The Convergence Problem
Future autonomous robot litigation may involve a single robot incident that generates overlapping product liability and privacy lawsuits. Imagine this scenario: a home robot misinterprets a child’s movement, extends an arm, and causes a facial laceration requiring stitches. That is a straightforward personal injury claim involving design defect and failure to warn. But during discovery, plaintiffs’ counsel learns that the robot was recording continuous video of the child’s bedroom, collecting facial geometry without parental consent, and transmitting spatial maps of the home to the manufacturer’s servers for AI training purposes. That gives rise to state consumer privacy violations, a COPPA violation for no verifiable parental consent for a child under 13, and potentially an FTC enforcement action.
Expect significant discovery challenges. In the product liability case, one needs the robot’s decision-making logs, sensor data at the time of the incident, and the specific version of the AI model running when the injury occurred, along with experts who can make sense out of this mountain of data. In the privacy case, one needs data retention policies, server logs showing what was transmitted and when, training data pipelines, and evidence of consent mechanisms, along with different experts.
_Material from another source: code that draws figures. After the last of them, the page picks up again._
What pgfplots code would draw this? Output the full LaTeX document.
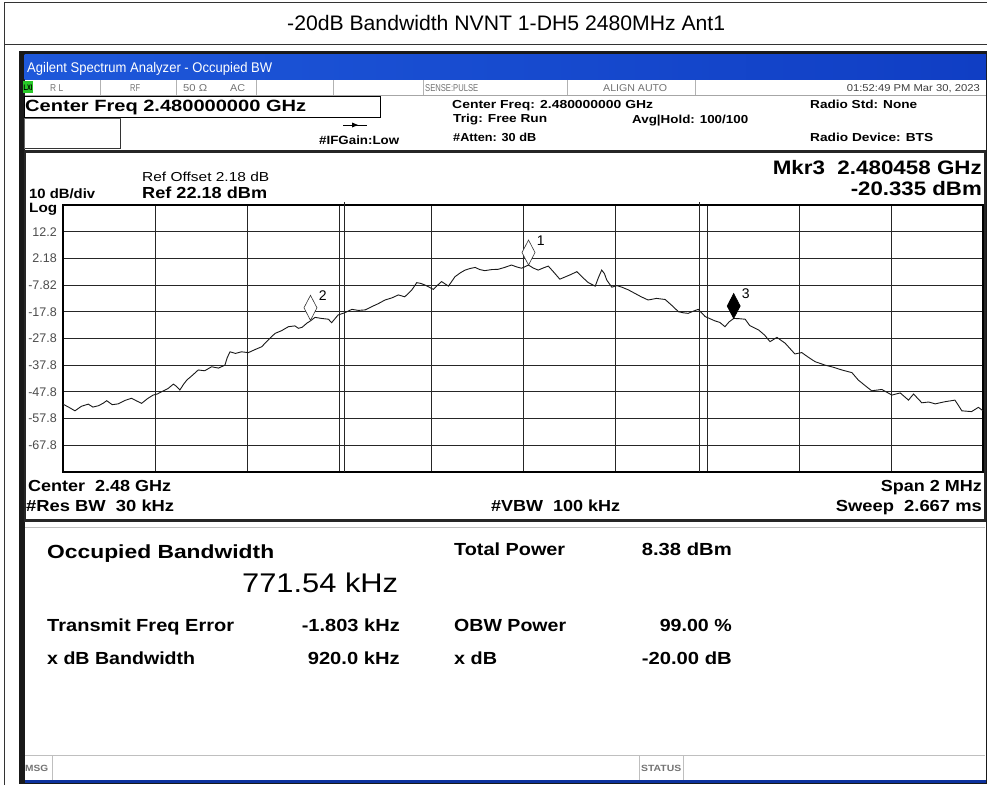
\documentclass[border=0pt]{standalone}
\usepackage{fontspec}
\setmainfont{Liberation Sans}
\usepackage{graphicx}
\usepackage{pgfplots}
\pgfplotsset{compat=1.18}
\definecolor{tbar}{RGB}{30,88,218}
\definecolor{tbar2}{RGB}{16,62,196}
\definecolor{sgray}{RGB}{115,115,115}
\definecolor{lgreen}{RGB}{40,200,40}
\newcommand\tx[7][]{\node[inner sep=0pt,anchor=base #2,#1] at (#3,{#4+0.36*#5}) {\resizebox{#6pt}{\height}{\fontsize{#5}{#5}\selectfont #7}};}
\pgfdeclareplotmark{mkr}{%
  \pgfpathmoveto{\pgfqpoint{0pt}{0pt}}%
  \pgfpathlineto{\pgfqpoint{6.5pt}{12.5pt}}%
  \pgfpathlineto{\pgfqpoint{0pt}{25pt}}%
  \pgfpathlineto{\pgfqpoint{-6.5pt}{12.5pt}}%
  \pgfpathclose\pgfusepathqfillstroke}
\pgfplotstableread{
f p
-1000 -52.4
-987 -53.6
-974 -54.9
-960 -53.2
-945 -52.4
-935 -53.5
-923 -53.0
-912 -52.0
-905 -51.1
-893 -52.6
-880 -52.3
-865 -51.0
-851 -50.2
-840 -51.2
-829 -52.1
-816 -50.3
-804 -49.0
-795 -48.6
-785 -47.7
-772 -46.6
-760 -44.9
-753 -45.8
-746 -47.1
-738 -45.0
-731 -43.4
-718 -41.5
-706 -39.6
-692 -39.9
-677 -38.4
-662 -38.9
-648 -37.8
-643 -35.0
-637 -32.8
-625 -33.4
-612 -32.8
-597 -33.1
-583 -32.0
-568 -30.9
-553 -28.2
-539 -25.9
-525 -24.9
-510 -23.4
-496 -23.1
-488 -24.0
-480 -23.6
-470 -22.1
-462 -21.2
-452 -19.9
-438 -20.3
-423 -20.6
-416 -21.9
-402 -19.0
-388 -18.2
-372 -16.9
-358 -17.3
-343 -17.1
-329 -15.9
-315 -14.8
-300 -13.4
-285 -12.6
-271 -11.5
-257 -12.2
-242 -9.7
-231 -6.9
-222 -7.2
-213 -7.8
-195 -9.4
-186 -7.9
-177 -6.5
-162 -8.2
-148 -4.7
-137 -3.3
-126 -2.2
-115 -1.6
-104 -1.2
-94 -2.0
-83 -2.4
-68 -2.0
-54 -1.9
-40 -1.2
-25 -0.3
-14 -1.0
-3 -1.5
12 -0.3
22 -1.4
33 -2.2
44 -1.4
55 -0.7
68 -3.2
80 -5.6
91 -4.8
102 -4.0
117 -2.8
130 -5.0
142 -6.9
157 -8.2
164 -5.0
171 -2.2
177 -3.5
182 -5.9
193 -8.6
204 -8.0
215 -8.6
229 -9.6
243 -10.9
257 -12.2
272 -13.4
290 -12.8
309 -13.2
324 -15.5
338 -17.8
349 -18.2
359 -18.4
370 -17.6
381 -16.9
396 -19.6
417 -21.2
428 -21.8
439 -23.4
448 -21.6
458 -20.3
470 -20.4
483 -20.6
493 -23.0
512 -24.6
525 -26.5
537 -29.0
552 -27.4
570 -29.6
591 -33.6
606 -33.1
620 -34.8
635 -36.5
657 -37.8
675 -38.6
693 -39.6
715 -40.6
729 -43.4
744 -45.5
758 -47.4
780 -46.9
802 -49.0
820 -48.2
838 -50.9
849 -48.6
867 -51.9
882 -51.6
896 -52.3
917 -51.5
939 -50.9
947 -53.0
954 -54.9
975 -55.2
990 -53.6
1000 -54.9
}\trace
\begin{document}
\begin{tikzpicture}[x=1pt,y=-1pt]
\path[use as bounding box] (0,0) rectangle (987,785);
\fill[white] (0,0) rectangle (987,785);
% table lines
\draw[line width=0.9pt,black!80] (4.5,785) -- (4.5,2.5) -- (987,2.5);
\draw[line width=0.9pt,black!80] (4.5,44.5) -- (987,44.5);
\tx{west}{287}{22.8}{21}{438}{-20dB Bandwidth NVNT 1-DH5 2480MHz Ant1}
% window frame
\fill[black!90] (18.5,50.5) rectangle (987,784);
\fill[white] (24.5,54.5) rectangle (986,780.5);
\shade[left color=tbar,right color=tbar2] (24.5,54.5) rectangle (986,79.5);
\tx[text=white]{west}{27}{67.3}{14}{245}{Agilent Spectrum Analyzer - Occupied BW}
% status row
\draw[black!35,line width=0.6pt] (24.5,95.5) -- (986,95.5);
\foreach \sx in {100,176,256,333,423,567,695}{\draw[black!30,line width=0.6pt] (\sx,80) -- (\sx,95);}
\fill[lgreen] (23,81) rectangle (33,93);
\node[inner sep=0pt] at (28,87.5) {\resizebox{9pt}{\height}{\fontsize{8}{8}\selectfont\bfseries LXI}};
\tx[text=sgray]{west}{50}{88}{10}{13}{R L}
\tx[text=sgray]{west}{130}{88}{10}{10}{RF}
\tx[text=sgray]{west}{183}{88}{10}{24}{50 Ω}
\tx[text=sgray]{west}{230}{88}{10}{15}{AC}
\tx[text=sgray]{west}{425}{88}{10}{53}{SENSE:PULSE}
\tx[text=sgray]{west}{603}{88}{10}{64}{ALIGN AUTO}
\tx[text=black!75]{east}{980}{88}{10}{133}{01:52:49 PM Mar 30, 2023}
% header
\draw[black,line width=1pt] (24.5,96.5) rectangle (380,117);
\draw[black!60,line width=1pt] (24.5,118.5) rectangle (120,148);
\draw[black!80,line width=1pt] (120.5,119) -- (120.5,148.5) -- (25,148.5);
\tx{west}{25}{106}{16.3}{281}{\bfseries Center Freq 2.480000000 GHz}
\tx{west}{319}{140}{12}{80}{\bfseries \#IFGain:Low}
\draw[black,line width=0.8pt] (343,125) -- (367,125);
\fill[black] (352,122.5) -- (358,125) -- (352,127.5) -- cycle;
\tx{west}{452}{104}{11.6}{201}{\bfseries Center Freq: 2.480000000 GHz}
\tx{west}{453}{118}{11.6}{94}{\bfseries Trig: Free Run}
\tx{west}{453}{137}{11.6}{83}{\bfseries \#Atten: 30 dB}
\tx{west}{632}{119}{11.6}{116}{\bfseries Avg|Hold: 100/100}
\tx{west}{810}{104}{11.6}{107}{\bfseries Radio Std: None}
\tx{west}{810}{137}{11.6}{123}{\bfseries Radio Device: BTS}
% graph panel
\draw[black!85,line width=2.5pt] (25,151.5) rectangle (985,520.5);
\begin{axis}[at={(63pt,-472pt)},anchor=south west,scale only axis,
  width=920pt,height=267pt,
  xmin=-1000,xmax=1000,ymin=-77.82,ymax=22.18,
  xtick={-800,-600,...,800},xticklabels={},
  ytick={12.18,2.18,-7.82,-17.82,-27.82,-37.82,-47.82,-57.82,-67.82},
  yticklabels={12.2,2.18,-7.82,-17.8,-27.8,-37.8,-47.8,-57.8,-67.8},
  /pgf/number format/assume math mode=true,
  yticklabel style={anchor=east,inner sep=0pt,xshift=-6pt,text=black!70,font=\fontsize{12.5}{12.5}\selectfont},
  major tick length=0pt,
  grid=major,major grid style={black!85,line width=0.9pt},
  axis line style={black,line width=2pt},
  clip=false]
\addplot[black!85,line width=0.9pt] coordinates {(-387.6,-77.82) (-387.6,23.4)};
\addplot[black!85,line width=0.9pt] coordinates {(384.0,-77.82) (384.0,23.4)};
\addplot[black!90,line width=0.9pt] table[x=f,y=p]{\trace};
\addplot[only marks,mark=mkr,mark options={fill=white,draw=black!80,line width=0.6pt},
  point meta=explicit symbolic,nodes near coords,
  nodes near coords style={anchor=base west,inner sep=0pt,xshift=8pt,yshift=20pt,font=\fontsize{14}{14}\selectfont}]
  coordinates {(12,-0.3) [1] (-462,-21.0) [2]};
\addplot[only marks,mark=mkr,mark options={fill=black,draw=black,line width=0.6pt},
  point meta=explicit symbolic,nodes near coords,
  nodes near coords style={anchor=base west,inner sep=0pt,xshift=8pt,yshift=20pt,font=\fontsize{14}{14}\selectfont}]
  coordinates {(458,-20.335) [3]};
\end{axis}
\tx{west}{142}{177}{13}{127}{Ref Offset 2.18 dB}
\tx{west}{142}{193}{16}{125}{\bfseries Ref 22.18 dBm}
\tx{west}{29}{194}{13.5}{66}{\bfseries 10 dB/div}
\tx{west}{29}{208}{13.5}{28}{\bfseries Log}
\tx{east}{982}{167}{19.5}{209}{\bfseries Mkr3\ \ 2.480458 GHz}
\tx{east}{982}{188}{19.5}{131}{\bfseries -20.335 dBm}
\tx{west}{28}{486}{16}{143}{\bfseries Center\ \ 2.48 GHz}
\tx{west}{26}{506}{16}{148}{\bfseries \#Res BW\ \ 30 kHz}
\tx{west}{491}{506}{16}{129}{\bfseries \#VBW\ \ 100 kHz}
\tx{east}{982}{486}{16}{101}{\bfseries Span 2 MHz}
\tx{east}{982}{506}{16}{146}{\bfseries Sweep\ \ 2.667 ms}
% results
\draw[black!25,line width=1pt] (25,527.5) -- (985,527.5);
\tx{west}{47}{552}{19}{227}{\bfseries Occupied Bandwidth}
\tx{west}{242}{583}{27}{156}{771.54 kHz}
\tx{west}{454}{549}{17.5}{111}{\bfseries Total Power}
\tx{east}{732}{549}{17.5}{90}{\bfseries 8.38 dBm}
\tx{west}{47}{625}{17.5}{187}{\bfseries Transmit Freq Error}
\tx{east}{400}{625}{17.5}{98}{\bfseries -1.803 kHz}
\tx{west}{454}{625}{17.5}{112}{\bfseries OBW Power}
\tx{east}{732}{625}{17.5}{72}{\bfseries 99.00 \%}
\tx{west}{47}{658}{17.5}{148}{\bfseries x dB Bandwidth}
\tx{east}{400}{658}{17.5}{92}{\bfseries 920.0 kHz}
\tx{west}{454}{658}{17.5}{43}{\bfseries x dB}
\tx{east}{732}{658}{17.5}{90}{\bfseries -20.00 dB}
% bottom bar
\draw[black!25,line width=1pt] (25,755.5) -- (985,755.5);
\foreach \sx in {52,639,683}{\draw[black!25,line width=0.8pt] (\sx,756) -- (\sx,780);}
\tx[text=sgray]{west}{25}{768}{9}{23}{\bfseries MSG}
\tx[text=sgray]{west}{641}{768}{9}{40}{\bfseries STATUS}
\fill[tbar2!80!black] (24.5,780) rectangle (986,782.5);
\end{tikzpicture}
\end{document}
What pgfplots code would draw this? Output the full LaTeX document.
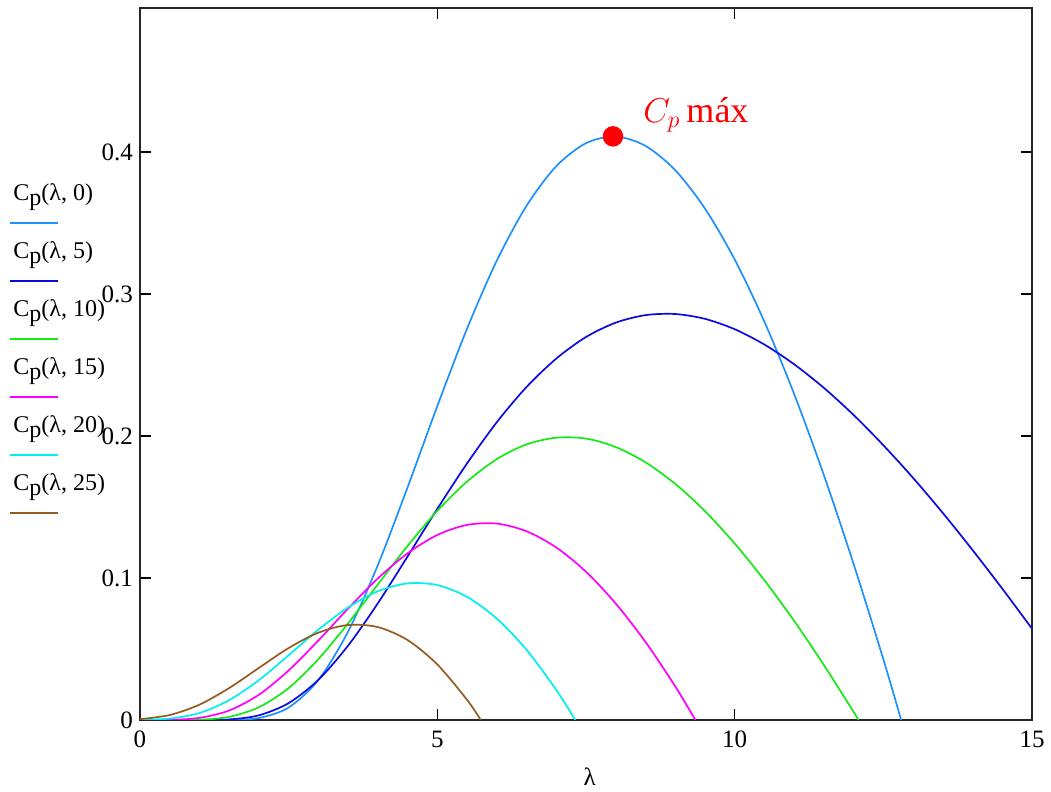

This litigation will be difficult and costly for both sides.
The “first serious home-robot injury” lawsuit will likely resemble early Tesla Autopilot cases that involve intense battles over proprietary data, manufacturer arguments that the user misused the product or failed to supervise, and genuine uncertainty about which entities in a complex supply chain bear ultimate responsibility.
The Insurance Gap
For insurance professionals, home robots expose a potential coverage no-man’s land. A homeowner’s policy might cover a visitor’s injury caused by the robot but likely does not cover the homeowner’s liability for the robot’s unauthorized data collection from that visitor. A modern product liability policy for the manufacturer might cover bodily injury claims but is likely not written to contemplate a device that continuously learns and changes its behavior after sale. A cyber policy might cover a data breach but most explicitly exclude bodily injury.
The result is “silent AI” coverage where neither insurer nor insured has explicitly addressed whether robot-caused physical injury or damage falls within existing policy language. AI risk is becoming a distinct underwriting category, and companies that employ this technology should expect closer scrutiny at renewal. A few dedicated AI-specific insurance products and tailored AI endorsements have emerged, but most companies apparently conclude that existing coverage suffices. That apathy may last until the first large home-robot verdicts begin to land.
The manufacturers and insurers that will be best positioned are those building their documentation now. Such measures include rigorous safety testing records, transparent data collection policies, clear consent mechanisms, and coverage language that explicitly addresses autonomous learning systems operating in private spaces. The robots are shipping. The lawsuits are coming. The only question is whether the legal and insurance frameworks will be ready.